Em junho passado, o corretor de Termoli, Gianluigi Torzi, havia sido preso – e depois libertado – pela Gendarmeria vaticana. Já o financista Mincione “concordou” com a entrega dos seus aparelhos eletrônicos com a Gendarmeria vaticana por meio de uma carta rogatória na Itália.

Mas as investigações tiveram uma enorme aceleração depois que se descobriu que, no início do verão europeu, havia sido apresentada uma oferta para a reaquisição do imóvel para tentar evitar grandes perdas para o Vaticano, uma história contada por Emiliano Fittipaldi, uma tentativa da qual também foram protagonistas um ex-embaixador italiano, um financista estadunidense e Marco Simeon, homem de confiança do ex-secretário de Estado Tarcisio Bertone, além dos velhos protagonistas da história (Mincione, Torzi).

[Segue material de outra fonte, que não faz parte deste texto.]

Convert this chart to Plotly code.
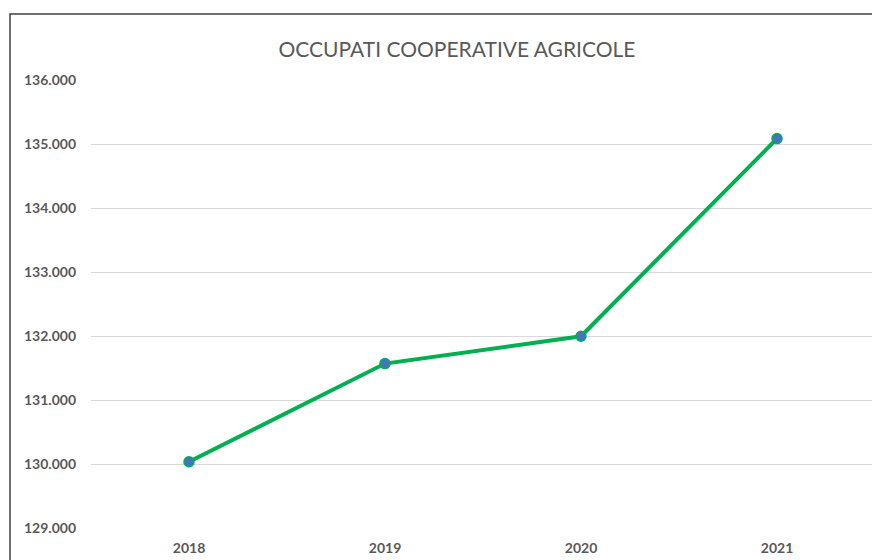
import plotly.graph_objects as go

# Data
anni = ["2018", "2019", "2020", "2021"]
occupati = [130036, 131569, 131996, 135084]
y_ticks = [129000, 130000, 131000, 132000, 133000, 134000, 135000, 136000]

GRIGIO = "#595959"

# the page adds an 8px body margin, so the figure is drawn 8px smaller
W, H = 872, 552

fig = go.Figure()
fig.add_trace(go.Scatter(
    x=anni, y=occupati, mode="lines+markers",
    line=dict(color="#00B050", width=4),
    marker=dict(size=10, color="#4472C4", line=dict(color="#00B050", width=1.5)),
    showlegend=False, hoverinfo="x+y",
))

fig.update_layout(
    width=W, height=H,
    margin=dict(l=83, r=5, t=72, b=32),
    paper_bgcolor="white", plot_bgcolor="white",
    separators=",.",
    font=dict(family="Lato, Open Sans, sans-serif", color=GRIGIO),
    title=dict(text="OCCUPATI COOPERATIVE AGRICOLE", x=(449 - 83) / 784, xref="paper",
               xanchor="center", y=1 - 42 / H, yanchor="middle",
               font=dict(size=21, color=GRIGIO)),
    xaxis=dict(type="category", range=[-0.5, 3.5], showgrid=False, showline=False,
               zeroline=False, ticks="",
               tickfont=dict(size=14, color=GRIGIO, weight="bold"),
               ticklabelstandoff=10),
    yaxis=dict(range=[129000, 136000], tickvals=y_ticks, tickformat=",.0f",
               showgrid=True, gridcolor="#D9D9D9", gridwidth=1,
               zeroline=False, showline=False, ticks="",
               tickfont=dict(size=14, color=GRIGIO, weight="bold"),
               ticklabelstandoff=14),
    shapes=[dict(type="rect", xref="paper", yref="paper",
                 x0=-81 / 784, x1=1.2, y0=-0.3, y1=1 + 66 / 447.7,
                 line=dict(color="#404040", width=1.5), layer="below")],
)

fig.write_html("out.html")
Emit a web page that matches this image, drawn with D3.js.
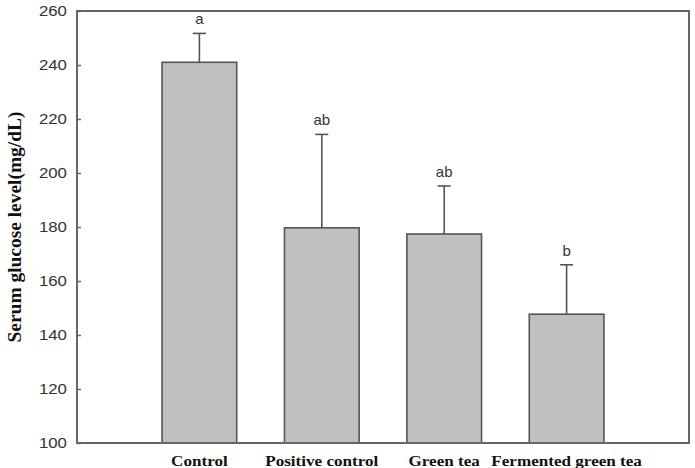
<!DOCTYPE html>
<html>
<head>
<meta charset="utf-8">
<script src="https://cdn.jsdelivr.net/npm/d3@7"></script>
<style>
  body { margin: 0; background: #fff; }
</style>
</head>
<body>
<svg width="695" height="468"></svg>
<script>
var groups = ["Control", "Positive control", "Green tea", "Fermented green tea"];
var means = [241, 179.7, 177.4, 147.7];
var errors = [10.7, 34.6, 17.8, 18.3];
var letters = ["a", "ab", "ab", "b"];
var yTicks = [100, 120, 140, 160, 180, 200, 220, 240, 260];

var svg = d3.select("svg"),
    margin = {top: 11, right: 6, bottom: 25, left: 77},
    width = 695 - margin.left - margin.right,
    height = 468 - margin.top - margin.bottom;

var g = svg.append("g")
    .attr("transform", "translate(" + margin.left + "," + margin.top + ")");

// groups sit at 1..4 on a 0..5 axis
var x = d3.scaleLinear().domain([0, groups.length + 1]).range([0, width]);
var y = d3.scaleLinear().domain([100, 260]).range([height, 0]);
var barW = x(0.61) - x(0);

// bars
g.selectAll(".bar")
    .data(means)
    .enter()
    .append("rect")
    .attr("x", (d, i) => x(i + 1) - barW / 2)
    .attr("y", d => y(d))
    .attr("width", barW)
    .attr("height", d => height - y(d))
    .attr("fill", "#c0c0c0")
    .attr("stroke", "#555")
    .attr("stroke-width", 1.6);

// error bars (upper only)
g.selectAll(".err")
    .data(means)
    .enter()
    .append("line")
    .attr("x1", (d, i) => x(i + 1)).attr("x2", (d, i) => x(i + 1))
    .attr("y1", d => y(d)).attr("y2", (d, i) => y(d + errors[i]))
    .attr("stroke", "#555").attr("stroke-width", 1.6);

g.selectAll(".cap")
    .data(means)
    .enter()
    .append("line")
    .attr("x1", (d, i) => x(i + 1) - 6.5).attr("x2", (d, i) => x(i + 1) + 6.5)
    .attr("y1", (d, i) => y(d + errors[i])).attr("y2", (d, i) => y(d + errors[i]))
    .attr("stroke", "#555").attr("stroke-width", 1.6);

// significance letters
g.selectAll(".letter")
    .data(letters)
    .enter()
    .append("text")
    .attr("x", (d, i) => x(i + 1))
    .attr("y", (d, i) => y(means[i] + errors[i]) - 9)
    .attr("text-anchor", "middle")
    .attr("font-family", "Liberation Sans, Arial, sans-serif")
    .attr("font-size", 15)
    .attr("fill", "#333")
    .text(d => d);

// y axis with inward ticks
var yAxis = g.append("g")
    .call(d3.axisLeft(y).tickValues(yTicks).tickSizeInner(-4).tickSizeOuter(0).tickPadding(9));
yAxis.select(".domain").remove();
yAxis.selectAll("line").attr("stroke", "#666").attr("stroke-width", 1.5);
yAxis.selectAll("text")
    .attr("font-family", "Liberation Sans, Arial, sans-serif")
    .attr("font-size", 15)
    .attr("fill", "#333")
    .attr("transform", "scale(1.12,1)");

// frame
g.append("rect")
    .attr("x", 0).attr("y", 0)
    .attr("width", width).attr("height", height)
    .attr("fill", "none")
    .attr("stroke", "#666")
    .attr("stroke-width", 2);

// x labels
g.selectAll(".xlab")
    .data(groups)
    .enter()
    .append("text")
    .attr("transform", (d, i) => "translate(" + x(i + 1) + "," + (height + 23) + ") scale(1.14,1)")
    .attr("text-anchor", "middle")
    .attr("font-family", "Liberation Serif, Times New Roman, serif")
    .attr("font-weight", "bold")
    .attr("font-size", 15)
    .attr("fill", "#111")
    .text(d => d);

// y title
svg.append("text")
    .attr("transform", "translate(21," + (margin.top + height / 2) + ") rotate(-90) scale(1.08,1)")
    .attr("text-anchor", "middle")
    .attr("font-family", "Liberation Serif, Times New Roman, serif")
    .attr("font-weight", "bold")
    .attr("font-size", 18)
    .attr("fill", "#111")
    .text("Serum glucose level(mg/dL)");
</script>
</body>
</html>
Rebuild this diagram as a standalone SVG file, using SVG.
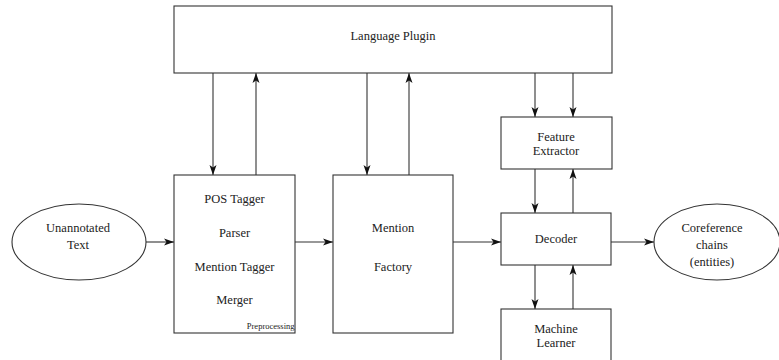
<svg xmlns="http://www.w3.org/2000/svg" width="779" height="360" viewBox="0 0 779 360">
<style>
.box{fill:#fff;stroke:#333;stroke-width:1.1}
.c{fill:none;stroke:#333;stroke-width:1.1;marker-end:url(#ah)}
</style>
<defs>
<marker id="ah" viewBox="0 0 10 8" refX="10" refY="4" markerWidth="10" markerHeight="8" markerUnits="userSpaceOnUse" orient="auto">
<path d="M0,0.5 L10,4 L0,7.5 L2.5,4 Z" fill="#111"/>
</marker>
</defs>
<rect width="779" height="360" fill="#fff"/>
<g id="connectors">
<line class="c" x1="213" y1="73" x2="213" y2="175"/>
<line class="c" x1="256" y1="175" x2="256" y2="73"/>
<line class="c" x1="367" y1="73" x2="367" y2="175"/>
<line class="c" x1="409" y1="175" x2="409" y2="73"/>
<line class="c" x1="535" y1="73" x2="535" y2="117"/>
<line class="c" x1="573" y1="73" x2="573" y2="117"/>
<line class="c" x1="535" y1="169" x2="535" y2="213"/>
<line class="c" x1="573" y1="213" x2="573" y2="169"/>
<line class="c" x1="535" y1="265" x2="535" y2="309"/>
<line class="c" x1="573" y1="309" x2="573" y2="265"/>
<line class="c" x1="146" y1="242" x2="174" y2="242"/>
<line class="c" x1="295" y1="242" x2="333" y2="242"/>
<line class="c" x1="453" y1="242" x2="501" y2="242"/>
<line class="c" x1="611" y1="242" x2="654" y2="242"/>
</g>
<g font-family="Liberation Serif, serif" font-size="12.5" fill="#222" text-anchor="middle">
<g id="language-plugin">
<rect class="box" x="174" y="6" width="438" height="67"/>
<text x="393" y="40">Language Plugin</text>
</g>
<g id="unannotated-text">
<ellipse class="box" cx="79" cy="242" rx="67" ry="38"/>
<text x="78" y="232">Unannotated</text>
<text x="78" y="249">Text</text>
</g>
<g id="preprocessing">
<rect class="box" x="174" y="175" width="121" height="158"/>
<text x="234.5" y="203">POS Tagger</text>
<text x="234.5" y="237">Parser</text>
<text x="234.5" y="271">Mention Tagger</text>
<text x="234.5" y="304">Merger</text>
<text x="294.5" y="329" font-size="8.5" text-anchor="end">Preprocessing</text>
</g>
<g id="mention-factory">
<rect class="box" x="333" y="175" width="120" height="158"/>
<text x="393" y="232">Mention</text>
<text x="393" y="271">Factory</text>
</g>
<g id="feature-extractor">
<rect class="box" x="501" y="117" width="111" height="52"/>
<text x="556" y="141">Feature</text>
<text x="556" y="155">Extractor</text>
</g>
<g id="decoder">
<rect class="box" x="501" y="213" width="110" height="52"/>
<text x="556" y="243">Decoder</text>
</g>
<g id="machine-learner">
<rect class="box" x="501" y="309" width="110" height="60"/>
<text x="556" y="333">Machine</text>
<text x="556" y="347">Learner</text>
</g>
<g id="coreference-chains">
<ellipse class="box" cx="717" cy="242" rx="63" ry="38"/>
<text x="712" y="232">Coreference</text>
<text x="712" y="249">chains</text>
<text x="712" y="266">(entities)</text>
</g>
</g>
</svg>
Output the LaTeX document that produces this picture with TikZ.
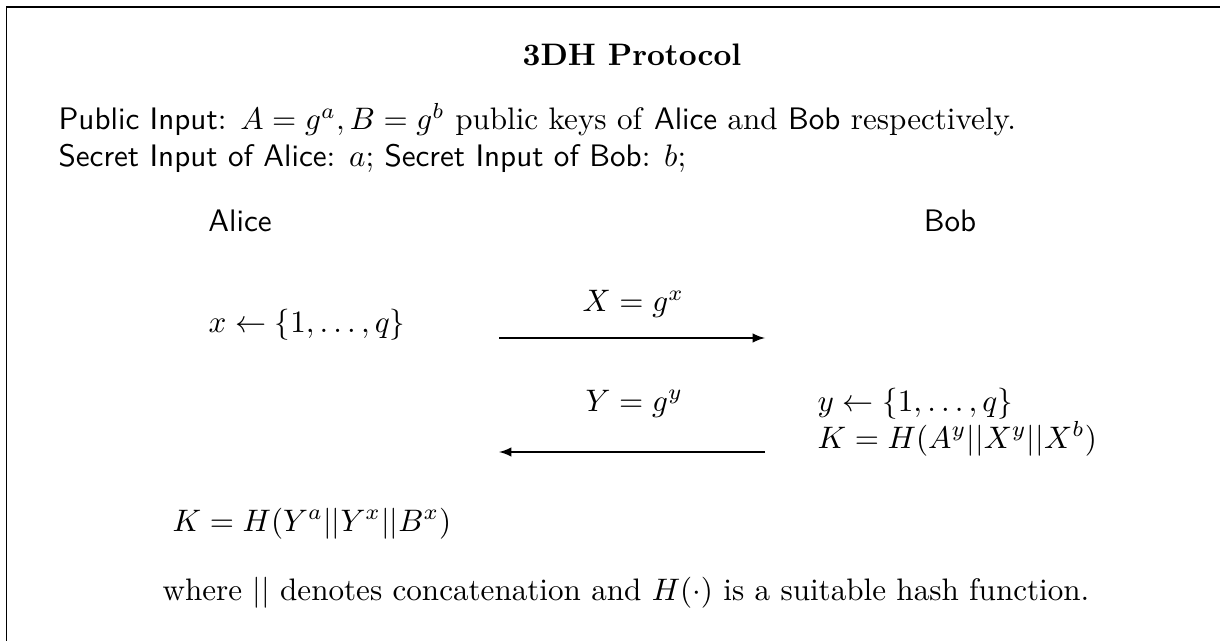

Essa tentativa levantou outras graves interrogações sobre a operação e sobre a entrada e saída de dinheiro para torná-la possível. Há poucos dias, Raffaele Mincione processou o Financial Times, por aquilo que havia sido escrito sobre o caso pelo jornal da City, pedindo que a Corte estabeleça a sua boa-fé.

Becciu era até considerado um dos possíveis papáveis, também havia sido nomeado delegado do papa para a Ordem de Malta, havia sido um dos “saco de pancadas” dos dois Vatileaks sucessivos e nunca escondera a sua oposição à linha do cardeal George Pell, czar da economia no início do pontificado de Bergoglio.